Kānga pirau is a fermented corn porridge with a texture like hummus. It has an earthy flavor, with distant notes of blue cheese, and can be eaten on its own with brown sugar and cream or worked into a muffin recipe. But no matter how it’s prepared, kānga pirau has a distinct “vomit-like” smell that scares some would-be consumers away from what is otherwise a tasty, or at least palatable, dish.
The foul smell stems from the fermentation process. When Western colonialists arrived in New Zealand, they brought a variety of crops and animals. Indigenous Māori embraced these culinary opportunities, using them in new ways to produce unique dishes. Corn grew easily, but was available only in the summer. By fermenting the kernels, however, they could make the crop last through the cold, leaner months.
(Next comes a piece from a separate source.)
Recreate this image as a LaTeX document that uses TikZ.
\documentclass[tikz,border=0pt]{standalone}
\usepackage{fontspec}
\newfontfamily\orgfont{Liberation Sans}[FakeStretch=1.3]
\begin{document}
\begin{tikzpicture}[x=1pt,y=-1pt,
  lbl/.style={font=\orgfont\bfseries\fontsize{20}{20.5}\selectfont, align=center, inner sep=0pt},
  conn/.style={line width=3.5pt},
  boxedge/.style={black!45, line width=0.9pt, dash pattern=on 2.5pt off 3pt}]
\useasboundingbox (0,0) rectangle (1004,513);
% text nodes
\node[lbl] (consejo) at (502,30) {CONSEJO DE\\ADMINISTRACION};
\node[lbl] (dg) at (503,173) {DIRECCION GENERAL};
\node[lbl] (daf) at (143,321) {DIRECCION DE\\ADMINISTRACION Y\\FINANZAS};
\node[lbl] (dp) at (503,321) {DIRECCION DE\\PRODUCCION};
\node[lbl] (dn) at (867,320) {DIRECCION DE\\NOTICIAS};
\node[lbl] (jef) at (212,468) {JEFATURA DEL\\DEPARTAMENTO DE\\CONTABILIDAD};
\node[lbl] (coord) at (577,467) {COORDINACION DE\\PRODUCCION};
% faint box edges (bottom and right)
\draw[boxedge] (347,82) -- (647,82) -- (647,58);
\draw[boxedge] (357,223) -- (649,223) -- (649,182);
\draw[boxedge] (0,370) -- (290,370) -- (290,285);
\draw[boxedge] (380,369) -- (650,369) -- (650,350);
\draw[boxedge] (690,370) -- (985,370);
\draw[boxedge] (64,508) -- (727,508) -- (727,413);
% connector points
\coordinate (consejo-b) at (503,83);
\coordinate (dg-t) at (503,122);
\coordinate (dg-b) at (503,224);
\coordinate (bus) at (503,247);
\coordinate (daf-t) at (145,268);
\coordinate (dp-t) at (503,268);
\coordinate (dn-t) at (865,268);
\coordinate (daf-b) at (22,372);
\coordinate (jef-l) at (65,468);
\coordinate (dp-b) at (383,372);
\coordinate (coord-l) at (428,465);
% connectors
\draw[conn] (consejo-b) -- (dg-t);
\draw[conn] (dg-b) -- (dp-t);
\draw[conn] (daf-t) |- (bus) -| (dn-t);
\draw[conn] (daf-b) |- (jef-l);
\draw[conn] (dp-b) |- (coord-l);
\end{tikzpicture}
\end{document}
Kānga pirau is produced by placing whole corn cobs into sacks and then leaving them submerged in fresh running water. Modern techniques sometimes circumvent the need for a natural site by using plastic drums and pipes, especially as many rivers are now too polluted for the original method to be safe. Either way, the cobs are weighed down and left until they’ve fermented, which usually takes between six weeks and three months.
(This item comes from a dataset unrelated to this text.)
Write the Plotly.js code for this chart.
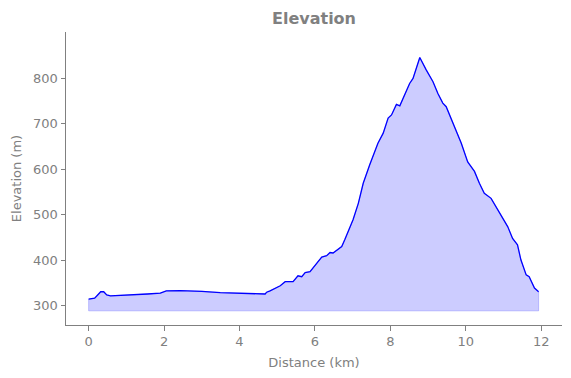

Once the kernels have softened enough, they’re scraped off the cob and mashed into a yellow mush. You can eat the resulting paste alone or mix it with the washed ash of the native manuka tree (modern cooks tend to use baking soda instead) to make kānga pungarehu, a sweeter delicacy.
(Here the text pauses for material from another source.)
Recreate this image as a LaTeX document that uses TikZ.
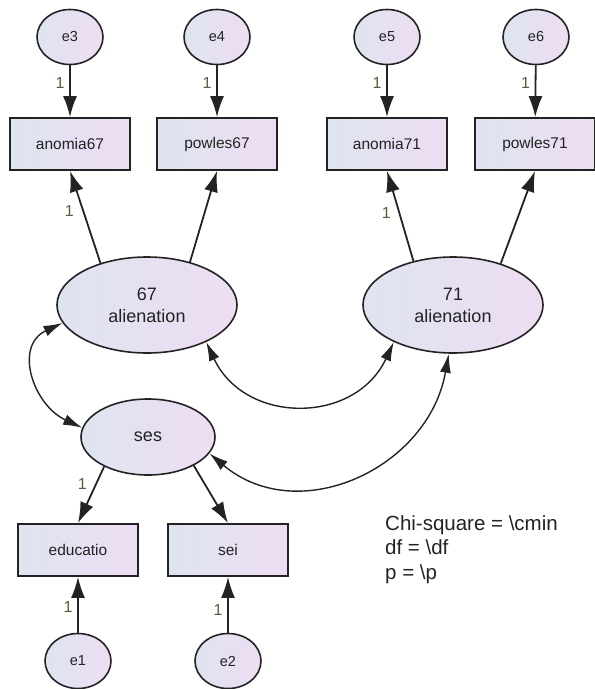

These days, kānga pirau is not easy to find, thanks to later colonialism’s stamping out of Maori culture, through the combination of Victorian missionary efforts and a move away from growing one’s own food. But after a cultural renaissance sparked new interest in old ways, including Māori language and cuisine, kānga pirau reemerged. It might not be readily available, but those who love it will go out of their way to find it, usually at Māori cultural fairs. Otherwise, it’s sold for a koha, or donation, in areas with large Māori populations like Taranaki or Northland.
Need to Know
To begin with, don’t try it at home. The fermentation process is quite particular, and messing it up could expose you to potentially fatal food poisoning. If you’re in New Zealand and know someone connected to a marae, or Māori meeting house, they may be able to put you in touch with an "old-timer" who makes their own. The best commercial option is probably at the Kawhia Kai Festival, a one-day event celebrating Māori food culture held on Waitangi Day on February 6, where it’s sold alongside shark liver paté, hangi, and other Māori delicacies.